Start

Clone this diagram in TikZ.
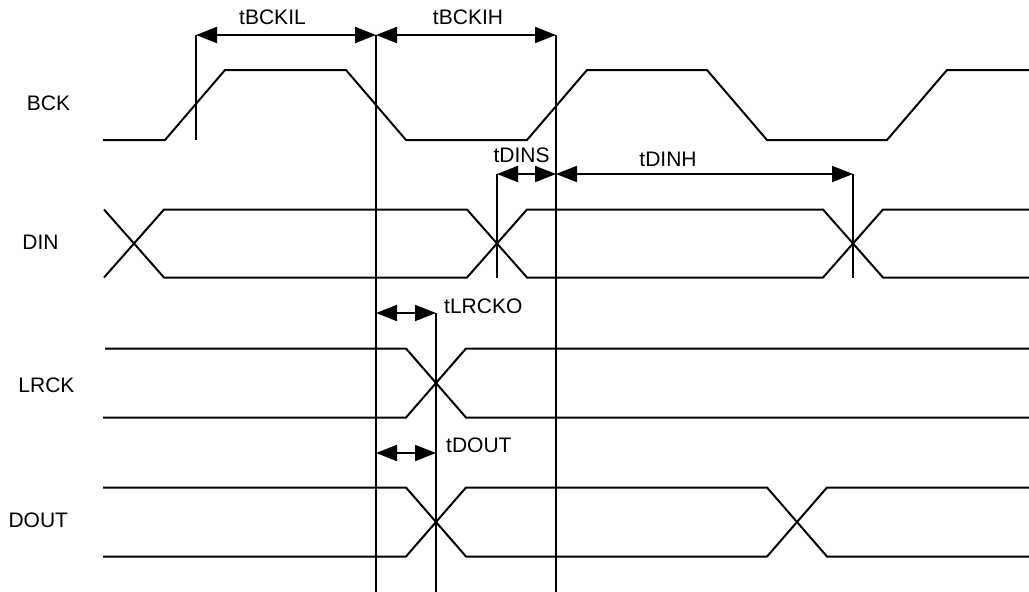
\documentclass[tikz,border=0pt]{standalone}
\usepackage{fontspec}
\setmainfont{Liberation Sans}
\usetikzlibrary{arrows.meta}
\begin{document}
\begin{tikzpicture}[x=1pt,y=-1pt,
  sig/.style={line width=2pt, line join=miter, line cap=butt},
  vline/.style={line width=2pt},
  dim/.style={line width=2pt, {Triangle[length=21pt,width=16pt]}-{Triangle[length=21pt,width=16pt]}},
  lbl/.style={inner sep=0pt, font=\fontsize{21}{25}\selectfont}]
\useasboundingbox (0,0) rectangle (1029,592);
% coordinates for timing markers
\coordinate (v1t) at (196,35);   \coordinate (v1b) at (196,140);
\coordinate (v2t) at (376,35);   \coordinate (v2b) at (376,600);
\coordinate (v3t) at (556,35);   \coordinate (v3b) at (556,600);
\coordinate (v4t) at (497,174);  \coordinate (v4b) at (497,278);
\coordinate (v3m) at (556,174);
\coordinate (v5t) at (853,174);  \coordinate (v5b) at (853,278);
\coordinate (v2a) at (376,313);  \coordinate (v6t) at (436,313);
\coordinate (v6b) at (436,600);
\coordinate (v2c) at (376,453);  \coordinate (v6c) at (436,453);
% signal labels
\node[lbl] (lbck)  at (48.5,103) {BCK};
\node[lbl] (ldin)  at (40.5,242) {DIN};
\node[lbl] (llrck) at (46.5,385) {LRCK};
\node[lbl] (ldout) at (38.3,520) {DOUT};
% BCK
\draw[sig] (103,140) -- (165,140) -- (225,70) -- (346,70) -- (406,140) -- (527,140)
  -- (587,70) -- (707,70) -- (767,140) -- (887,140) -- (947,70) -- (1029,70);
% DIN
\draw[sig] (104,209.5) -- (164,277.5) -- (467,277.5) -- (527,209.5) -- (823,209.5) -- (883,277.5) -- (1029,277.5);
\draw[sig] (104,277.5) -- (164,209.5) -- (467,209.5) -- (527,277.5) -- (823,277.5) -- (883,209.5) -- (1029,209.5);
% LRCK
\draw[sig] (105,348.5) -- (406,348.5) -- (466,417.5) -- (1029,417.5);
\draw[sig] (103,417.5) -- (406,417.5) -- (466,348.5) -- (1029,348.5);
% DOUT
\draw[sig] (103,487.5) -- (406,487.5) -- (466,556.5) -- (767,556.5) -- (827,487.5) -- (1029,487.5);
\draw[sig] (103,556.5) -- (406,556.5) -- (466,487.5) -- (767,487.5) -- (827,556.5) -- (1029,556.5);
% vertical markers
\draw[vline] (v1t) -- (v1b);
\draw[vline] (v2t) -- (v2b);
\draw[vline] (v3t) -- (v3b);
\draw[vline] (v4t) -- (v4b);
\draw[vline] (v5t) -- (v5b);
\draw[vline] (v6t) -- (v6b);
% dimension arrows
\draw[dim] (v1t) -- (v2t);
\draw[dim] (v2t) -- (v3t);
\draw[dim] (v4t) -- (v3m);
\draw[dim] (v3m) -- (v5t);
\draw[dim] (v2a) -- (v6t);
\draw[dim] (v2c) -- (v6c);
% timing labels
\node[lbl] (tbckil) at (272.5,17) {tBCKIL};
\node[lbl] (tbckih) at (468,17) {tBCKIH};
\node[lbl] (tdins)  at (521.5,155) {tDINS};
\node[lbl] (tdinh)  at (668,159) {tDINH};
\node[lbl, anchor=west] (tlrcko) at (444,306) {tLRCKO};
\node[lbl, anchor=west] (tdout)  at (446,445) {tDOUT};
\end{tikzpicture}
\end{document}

End

*CHALLENGE*. Repeat the data exactly, dropping every picture it holds.

*RESPONSE*.
Clone this diagram in TikZ.
\documentclass[tikz,border=0pt]{standalone}
\usepackage{fontspec}
\setmainfont{Liberation Sans}
\usetikzlibrary{arrows.meta}
\begin{document}
\begin{tikzpicture}[x=1pt,y=-1pt,
  sig/.style={line width=2pt, line join=miter, line cap=butt},
  vline/.style={line width=2pt},
  dim/.style={line width=2pt, {Triangle[length=21pt,width=16pt]}-{Triangle[length=21pt,width=16pt]}},
  lbl/.style={inner sep=0pt, font=\fontsize{21}{25}\selectfont}]
\useasboundingbox (0,0) rectangle (1029,592);
% coordinates for timing markers
\coordinate (v1t) at (196,35);   \coordinate (v1b) at (196,140);
\coordinate (v2t) at (376,35);   \coordinate (v2b) at (376,600);
\coordinate (v3t) at (556,35);   \coordinate (v3b) at (556,600);
\coordinate (v4t) at (497,174);  \coordinate (v4b) at (497,278);
\coordinate (v3m) at (556,174);
\coordinate (v5t) at (853,174);  \coordinate (v5b) at (853,278);
\coordinate (v2a) at (376,313);  \coordinate (v6t) at (436,313);
\coordinate (v6b) at (436,600);
\coordinate (v2c) at (376,453);  \coordinate (v6c) at (436,453);
% signal labels
\node[lbl] (lbck)  at (48.5,103) {BCK};
\node[lbl] (ldin)  at (40.5,242) {DIN};
\node[lbl] (llrck) at (46.5,385) {LRCK};
\node[lbl] (ldout) at (38.3,520) {DOUT};
% BCK
\draw[sig] (103,140) -- (165,140) -- (225,70) -- (346,70) -- (406,140) -- (527,140)
  -- (587,70) -- (707,70) -- (767,140) -- (887,140) -- (947,70) -- (1029,70);
% DIN
\draw[sig] (104,209.5) -- (164,277.5) -- (467,277.5) -- (527,209.5) -- (823,209.5) -- (883,277.5) -- (1029,277.5);
\draw[sig] (104,277.5) -- (164,209.5) -- (467,209.5) -- (527,277.5) -- (823,277.5) -- (883,209.5) -- (1029,209.5);
% LRCK
\draw[sig] (105,348.5) -- (406,348.5) -- (466,417.5) -- (1029,417.5);
\draw[sig] (103,417.5) -- (406,417.5) -- (466,348.5) -- (1029,348.5);
% DOUT
\draw[sig] (103,487.5) -- (406,487.5) -- (466,556.5) -- (767,556.5) -- (827,487.5) -- (1029,487.5);
\draw[sig] (103,556.5) -- (406,556.5) -- (466,487.5) -- (767,487.5) -- (827,556.5) -- (1029,556.5);
% vertical markers
\draw[vline] (v1t) -- (v1b);
\draw[vline] (v2t) -- (v2b);
\draw[vline] (v3t) -- (v3b);
\draw[vline] (v4t) -- (v4b);
\draw[vline] (v5t) -- (v5b);
\draw[vline] (v6t) -- (v6b);
% dimension arrows
\draw[dim] (v1t) -- (v2t);
\draw[dim] (v2t) -- (v3t);
\draw[dim] (v4t) -- (v3m);
\draw[dim] (v3m) -- (v5t);
\draw[dim] (v2a) -- (v6t);
\draw[dim] (v2c) -- (v6c);
% timing labels
\node[lbl] (tbckil) at (272.5,17) {tBCKIL};
\node[lbl] (tbckih) at (468,17) {tBCKIH};
\node[lbl] (tdins)  at (521.5,155) {tDINS};
\node[lbl] (tdinh)  at (668,159) {tDINH};
\node[lbl, anchor=west] (tlrcko) at (444,306) {tLRCKO};
\node[lbl, anchor=west] (tdout)  at (446,445) {tDOUT};
\end{tikzpicture}
\end{document}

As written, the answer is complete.